## START

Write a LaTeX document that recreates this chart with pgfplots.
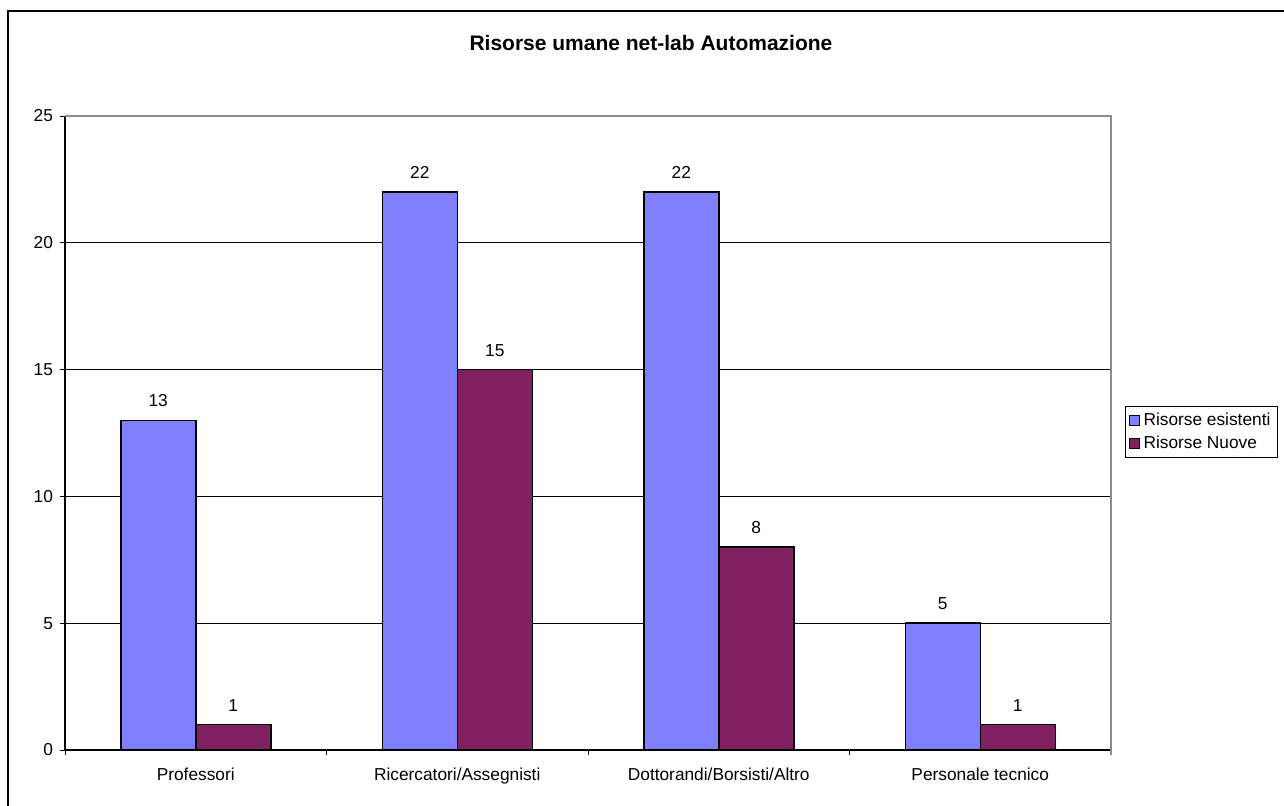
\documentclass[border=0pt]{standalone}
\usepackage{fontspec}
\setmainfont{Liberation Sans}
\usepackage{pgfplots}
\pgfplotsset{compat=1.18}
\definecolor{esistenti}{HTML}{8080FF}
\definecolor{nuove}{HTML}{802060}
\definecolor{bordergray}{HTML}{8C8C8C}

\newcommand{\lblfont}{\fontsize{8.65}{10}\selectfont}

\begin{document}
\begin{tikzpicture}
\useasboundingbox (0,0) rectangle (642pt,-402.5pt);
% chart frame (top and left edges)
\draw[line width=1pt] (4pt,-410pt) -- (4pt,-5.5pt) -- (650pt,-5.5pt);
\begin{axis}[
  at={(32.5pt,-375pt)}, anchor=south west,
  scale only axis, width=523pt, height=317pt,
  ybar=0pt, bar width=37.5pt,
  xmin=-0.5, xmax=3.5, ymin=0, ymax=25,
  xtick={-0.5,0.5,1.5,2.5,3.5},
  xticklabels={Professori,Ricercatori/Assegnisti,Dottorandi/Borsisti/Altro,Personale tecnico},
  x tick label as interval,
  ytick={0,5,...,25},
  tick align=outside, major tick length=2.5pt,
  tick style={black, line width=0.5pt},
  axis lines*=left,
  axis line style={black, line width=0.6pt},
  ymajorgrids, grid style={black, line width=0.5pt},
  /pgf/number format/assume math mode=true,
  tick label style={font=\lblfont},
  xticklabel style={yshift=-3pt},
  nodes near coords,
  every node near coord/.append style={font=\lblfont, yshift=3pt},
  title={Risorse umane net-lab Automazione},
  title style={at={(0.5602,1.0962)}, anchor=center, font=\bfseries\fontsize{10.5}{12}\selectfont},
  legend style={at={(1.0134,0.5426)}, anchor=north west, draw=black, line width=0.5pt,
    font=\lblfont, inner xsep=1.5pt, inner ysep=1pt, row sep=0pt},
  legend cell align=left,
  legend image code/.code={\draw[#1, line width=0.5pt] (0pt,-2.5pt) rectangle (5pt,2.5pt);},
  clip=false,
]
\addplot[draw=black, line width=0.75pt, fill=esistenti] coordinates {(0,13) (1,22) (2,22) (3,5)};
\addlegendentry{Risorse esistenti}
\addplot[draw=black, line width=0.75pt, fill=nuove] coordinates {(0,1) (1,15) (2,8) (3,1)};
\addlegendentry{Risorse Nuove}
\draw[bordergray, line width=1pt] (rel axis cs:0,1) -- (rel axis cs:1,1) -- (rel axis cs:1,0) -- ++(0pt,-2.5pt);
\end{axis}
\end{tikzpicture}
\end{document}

## END

» WHAT TO DO:
Every line above should be repeated exactly; pictures stay out of the copy.

» WRITTEN ANSWER:
Write a LaTeX document that recreates this chart with pgfplots.
\documentclass[border=0pt]{standalone}
\usepackage{fontspec}
\setmainfont{Liberation Sans}
\usepackage{pgfplots}
\pgfplotsset{compat=1.18}
\definecolor{esistenti}{HTML}{8080FF}
\definecolor{nuove}{HTML}{802060}
\definecolor{bordergray}{HTML}{8C8C8C}

\newcommand{\lblfont}{\fontsize{8.65}{10}\selectfont}

\begin{document}
\begin{tikzpicture}
\useasboundingbox (0,0) rectangle (642pt,-402.5pt);
% chart frame (top and left edges)
\draw[line width=1pt] (4pt,-410pt) -- (4pt,-5.5pt) -- (650pt,-5.5pt);
\begin{axis}[
  at={(32.5pt,-375pt)}, anchor=south west,
  scale only axis, width=523pt, height=317pt,
  ybar=0pt, bar width=37.5pt,
  xmin=-0.5, xmax=3.5, ymin=0, ymax=25,
  xtick={-0.5,0.5,1.5,2.5,3.5},
  xticklabels={Professori,Ricercatori/Assegnisti,Dottorandi/Borsisti/Altro,Personale tecnico},
  x tick label as interval,
  ytick={0,5,...,25},
  tick align=outside, major tick length=2.5pt,
  tick style={black, line width=0.5pt},
  axis lines*=left,
  axis line style={black, line width=0.6pt},
  ymajorgrids, grid style={black, line width=0.5pt},
  /pgf/number format/assume math mode=true,
  tick label style={font=\lblfont},
  xticklabel style={yshift=-3pt},
  nodes near coords,
  every node near coord/.append style={font=\lblfont, yshift=3pt},
  title={Risorse umane net-lab Automazione},
  title style={at={(0.5602,1.0962)}, anchor=center, font=\bfseries\fontsize{10.5}{12}\selectfont},
  legend style={at={(1.0134,0.5426)}, anchor=north west, draw=black, line width=0.5pt,
    font=\lblfont, inner xsep=1.5pt, inner ysep=1pt, row sep=0pt},
  legend cell align=left,
  legend image code/.code={\draw[#1, line width=0.5pt] (0pt,-2.5pt) rectangle (5pt,2.5pt);},
  clip=false,
]
\addplot[draw=black, line width=0.75pt, fill=esistenti] coordinates {(0,13) (1,22) (2,22) (3,5)};
\addlegendentry{Risorse esistenti}
\addplot[draw=black, line width=0.75pt, fill=nuove] coordinates {(0,1) (1,15) (2,8) (3,1)};
\addlegendentry{Risorse Nuove}
\draw[bordergray, line width=1pt] (rel axis cs:0,1) -- (rel axis cs:1,1) -- (rel axis cs:1,0) -- ++(0pt,-2.5pt);
\end{axis}
\end{tikzpicture}
\end{document}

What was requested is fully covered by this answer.